After engineering the departure of Dani Pedrosa, HRC team boss Alberto Puig has gone on to tell the world why he thinks the little Spaniard just couldn’t make it as MotoGP champion.
His opinions have sparked some handbags between the two with Pedrosa wondering why Puig was so resentful now and wondering why he didn’t say anything at the time.
Puig also went on to slate Valentino Rossi for not knowing when to give up while heaping praise upon two current riders.
Despite cheeky little nods and winks by Puig, it would seem Casey Stoner would not be top of the list of new employees at Honda as it would appear he is surplus to requirements.
The two-time MotoGP king, and arguably the fastest guy to ride a GP bike, had been heavily linked to a HRC berth following his acrimonious departure from Ducati.
But Marc Marquez, for a start, has said he is happy with the work Stefan Bradl is undertaking while Cal Crutchlow’s crew chief Christophe Bourguignon, who used to be Bradl’s crew chief, believes it is better to have a rider based in Europe than one who lives in the arse end of nowhere (probably not his exact words).
Despite being Rossi’s very own Terry McCann, Danilo Petrucci wants to avoid any kind of aggro with Andrea Dovizioso in 2019 and instead focus on keeping his job into 2020. Dovizioso and outgoing team-mate Jorge Lorenzo would have happily filled each other in if they could have got away with it but Petrucci wants it to all be roses and scented arse paper as they are mates and training partners.
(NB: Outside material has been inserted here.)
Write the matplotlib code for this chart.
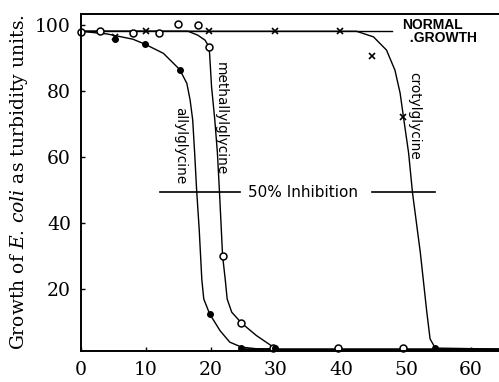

We will see…
Alex Rins isn’t scared that Suzuki’s engineers will make the same engine mistake they did two years ago. The team’s 2017 campaign was derailed by a bad engine decision, but the team bounced back for 2018, collecting eight podiums as it regained its technical concessions. “I’m not afraid, because with both engines and both chassis I’ve been fast,” said Rins, while studying every available Hamamatsu factory CCTV camera…
More Pernod than usual has been ordered for the Poncharal Christmas party after the the two Tech3 KTM riders struggled with their new motorbicycles at Valencia and Jerez. Team boss Herve made the best of it, saying laptimes don’t matter at this stage, it was all about getting comfortable, ra ra ra, only for Hafizh Syahrin to tell the world that it did matter and they need something big to fix their corner exit problem.
“The speed entering the corner is very similar, but we lose on the exit. It’s not about engine power, but we lose something big. We need more grip to push us and give us good traction,” said the Malaysian.
Gigi Dall’Igna believes that Ducati should still have a bash at the Moto3 class in the near future but they need to wrap up a MotoGP title first. Moto3 is the most important class to develop the rider and to understand the potential of the rider,” he said before going on to say ‘you know’ 15 times a second.
Neither Suzuki nor Aprilia will field a satellite team next season and only the Japanese manufacturer is expressing an interest in the following year. Not surprising as the last thing Aprilia need is two more bikes rolling around out of the points.